The exhibition is sparse, yet hardly minimal. The patterned cement tiles and the clean, white-washed walls, the perfect backdrop and counterbalance to an otherwise, neutral space. Both Joyce and Anton show several works in this inaugural show, some of which have already been exhibited elsewhere, under a different ‘guise’ and vestige. 

What hits viewers on entering the gallery is a large, suspended work on paper, which Joyce executed as part of her Ochra et Nigreos art residency at MUZA, in 2021. The piece is somewhat somber yet immediately captivating, whether the subject deals with undulating waves or rolling mountaintops, remains deliciously unintelligible. It sits (un)comfortably, between earth and sky. It is also, in perfect balance to Anton’s piece de resistance – Ares – the god of war, the spirit of battle. A piece that has crossed oceans over the years and which has been exhibited under different titles and in various contexts, and which has been re-christened specifically to reflect upon the present precarious moment which shall undoubtedly go down in history. Ares, is the artist’s reply to the destruction that is befalling us all, yet also poignantly an homage to all the present-day fallen warriors in both Ukraine and Gaza. 

It took the best part of 24 months to transform and launch this gallery. Punctuated by interconnected rooms, the inverted-U-shaped space, leads the visitor from the entrance into ‘the edge’, where Ares sits, in silo, lifelessly facing out onto the busy street through a wall of glass. The structure of the space, its bones and history, dictated its present future. 

Well ahead of the October gallery launch, Joyce knew she wanted to create a space upon which she could build a legacy. She chose to name it, Jo Borg Gallery: ultimately, the name Jo(e) Borg, represents the (Maltese) everyman; thus, it was conceived as a space where primarily Maltese and Malta-based contemporary artists could show their work and engage with peers. 

This is not to say that international artists will not be showcased in her space, far from it. In fact, she is already in talks with two painters, abroad, to exhibit in the gallery coming March 2024. The intention was also for the gallery’s second show to purposely coincide with the launch of the first Malta Biennale, which is already generating ripples, and with several arts and cultural organisations devising their programming around the two-month plus, event.
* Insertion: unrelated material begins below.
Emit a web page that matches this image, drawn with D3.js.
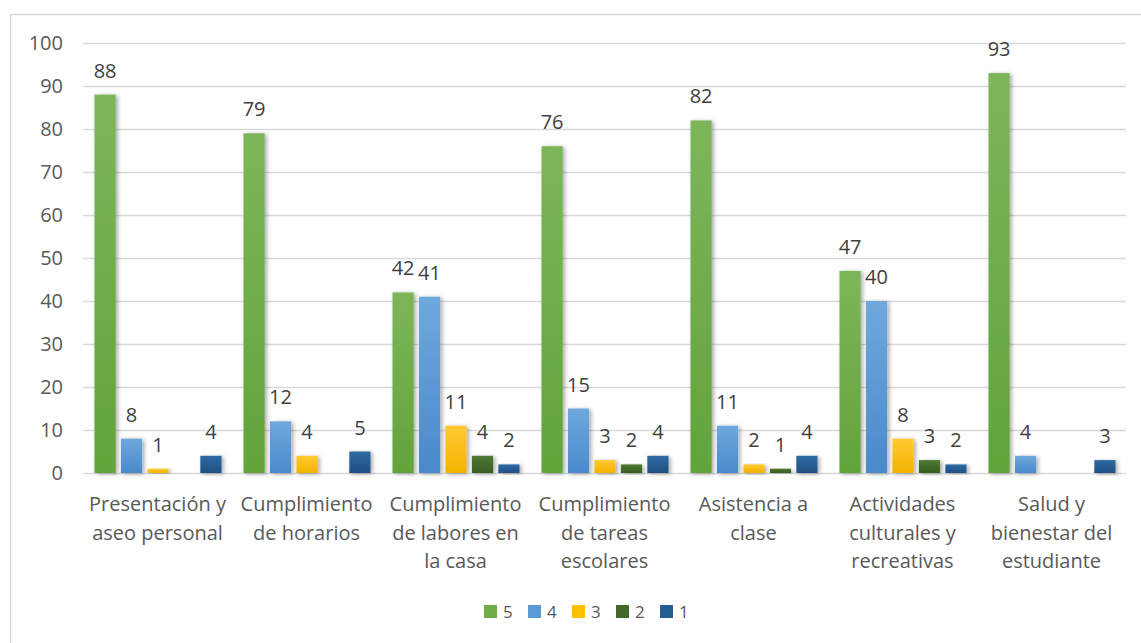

A gallery with a most specific name, and an exhibition that lacks one. Apart from exhibitions containing the name of an artist as a title, with the word retrospective almost consistently in succession, it is rare to have an exhibition with no name. Almost abstract in concept. The work on show is, however, clearly distinguished by its materiality, within an environment where the current idiom is overtly digital, virtual, immaterial. This was a conscious decision, made in tandem by both Joyce and Anton, as it is, perhaps the strongest principle binding their work together. Joyce adds how, “We purposely chose no title for the show; we didn’t want to create any expectation by adding a title. We wanted it to be solely about the work: about the sculpture and about the painting. Our artistic practice is a concept in itself, we didn’t need to iterate it with a show title.” 

Jo Borg Gallery will host four exhibitions annually: every project lasting some three months. The lengthy duration is purposeful, in that it allows for alternative programming and ancillary events to take place around the show in a structured, rather than concentrated manner. Furthermore, Joyce explains how she wants to be able to “connect with the artist and their work; that is the process by which I shall select artists to show in the gallery. It will be a negotiation between myself and the artists, and striking a balance between our aesthetics. Moreover, the work of artists has to be consistent; it needs to show direction. The artistic journey together with a sense of authenticity needs to transpire. In other words, the extrinsic and the intrinsic must be combined.”

“By artists; for artists.” This should be the most celebrated concept surrounding this gallery, and venture, as a whole, concludes Joyce. “The space is there to ‘serve’ the artwork, just like our houses are there to serve us.”

Jo Borg Gallery can be found at 281a, Manwel Dimech Street, Sliema.